Former President Barack Obama wants television stations in South Carolina to stop airing a political ad that used his voice. The ad is a smear campaign against Obama’s former Vice President Joe Biden took his voice out of context to mislead viewers into believing that Obama is against Biden.
“Joe Biden promised to help our community,” the ad said, Deadline reported. “It was a lie. Here’s President Obama.” The ad then used Obama’s audio clip taken from his 1995 memoir “Dreams from My Father.”

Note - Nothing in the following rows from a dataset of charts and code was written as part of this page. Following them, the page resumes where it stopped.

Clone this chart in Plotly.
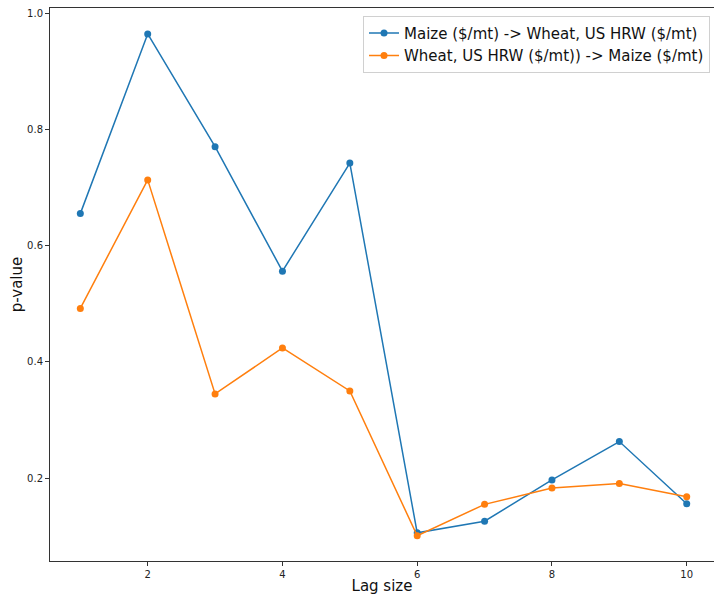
import plotly.graph_objects as go

lags = [1, 2, 3, 4, 5, 6, 7, 8, 9, 10]
maize_to_wheat = [0.655, 0.964, 0.770, 0.556, 0.742, 0.106, 0.126, 0.197, 0.263, 0.156]
wheat_to_maize = [0.492, 0.713, 0.345, 0.424, 0.350, 0.101, 0.155, 0.183, 0.191, 0.168]
name_a = "Maize ($/mt) -> Wheat, US HRW ($/mt)"
name_b = "Wheat, US HRW ($/mt)) -> Maize ($/mt)"
x_ticks = [2, 4, 6, 8, 10]
y_ticks = [0.2, 0.4, 0.6, 0.8, 1.0]

fig = go.Figure()
fig.add_trace(go.Scatter(x=lags, y=maize_to_wheat, mode="lines+markers", name=name_a,
                         line=dict(color="#1f77b4", width=1.5),
                         marker=dict(color="#1f77b4", size=7)))
fig.add_trace(go.Scatter(x=lags, y=wheat_to_maize, mode="lines+markers", name=name_b,
                         line=dict(color="#ff7f0e", width=1.5),
                         marker=dict(color="#ff7f0e", size=7)))

fig.update_layout(
    width=715, height=595,
    margin=dict(l=50, r=1, t=8, b=34),
    plot_bgcolor="white", paper_bgcolor="white",
    font=dict(family="DejaVu Sans", color="#222"),
    showlegend=True,
    legend=dict(x=0.994, xanchor="right", y=0.986, yanchor="top",
                bgcolor="white", bordercolor="#d0d0d0", borderwidth=1,
                font=dict(size=15, color="#111"), tracegroupgap=0),
    xaxis=dict(range=[0.55, 10.405], tickvals=x_ticks, ticktext=[str(v) for v in x_ticks],
               showgrid=False, zeroline=False, showline=True, linecolor="#333", linewidth=1,
               mirror=True, ticks="outside", ticklen=4, tickcolor="#333", automargin=False,
               tickfont=dict(size=10, color="#222"),
               title=dict(text="Lag size", font=dict(size=15, color="#111"), standoff=4)),
    yaxis=dict(range=[0.0576, 1.0086], tickvals=y_ticks, ticktext=["0.2", "0.4", "0.6", "0.8", "1.0"],
               showgrid=False, zeroline=False, showline=True, linecolor="#333", linewidth=1,
               ticks="outside", ticklen=4, tickcolor="#333", automargin=False,
               tickfont=dict(size=10, color="#222"),
               title=dict(text="p-value", font=dict(size=15, color="#111"), standoff=0)),
)

fig.write_html("out.html")
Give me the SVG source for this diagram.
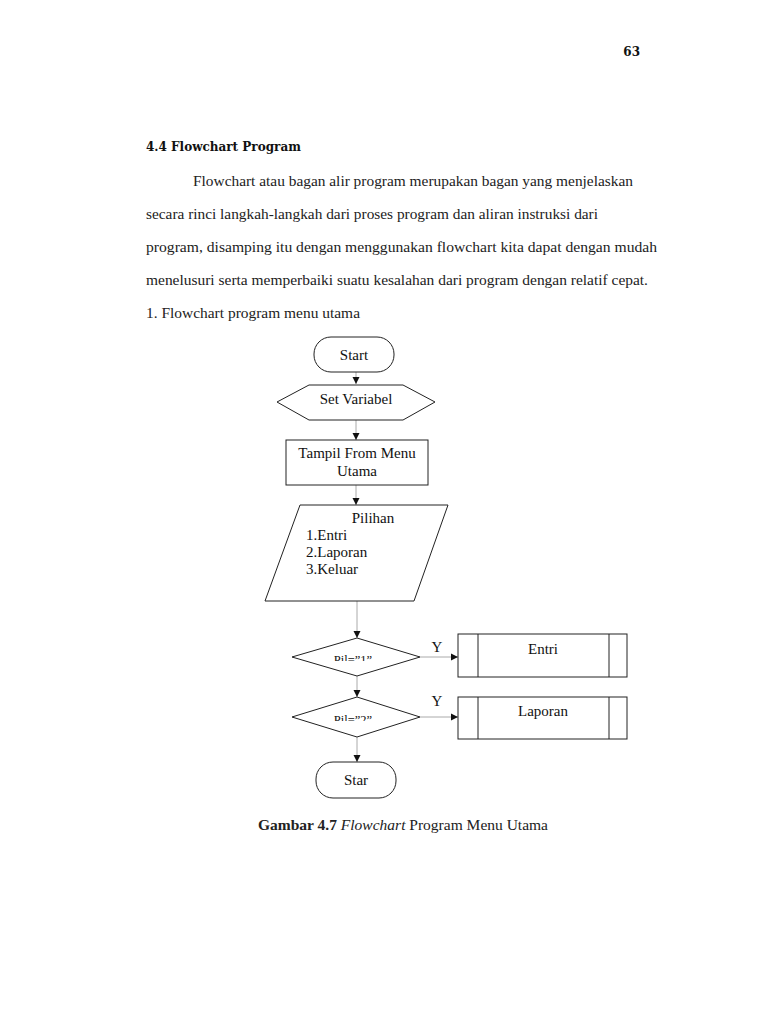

What followed next is Obama’s voice as he read a quotation from a barber about Chicago's first black mayor, Harold Washington, according to USA Today. “Plantation politics,” the barber said as read by Obama. “Black people in the worst jobs.The worst housing. Police brutality rampant. But when the so-called black committeemen came around election time, we’d all line up and vote the straight Democratic ticket. Sell our souls for a Christmas turkey.”
However, the ad led viewers to believe that Obama was talking about Biden. “Enough. Joe Biden won’t represent us, defend us, or help us. Don’t believe Biden’s empty promises,” the ad concluded.
The ad came from the Committee to Defend the President. It went on to air at the local CBS affiliates in South Carolina before the Democratic debate in Charleston.
“[T]his despicable ad is straight out of the Republican disinformation playbook, and it’s clearly designed to suppress turnout among minority voters in South Carolina by taking President Obama’s voice out of context and twisting his words to mislead viewers,” Obama’s spokesperson, Katie Hill, said in a statement.
Obama want’s the ad taken down as well. “In the interest of truth in advertising, we are calling on TV stations to take this ad down and stop playing into the hands of bad actors who seek to sow division and confusion among the electorate,” Hill added.
While Obama has a lot of friends competing for the Democrat nomination, he prefers not to endorse anyone in particular “He believes that in order for Democrats to be successful this fall, voters must choose their nominee," Hill said.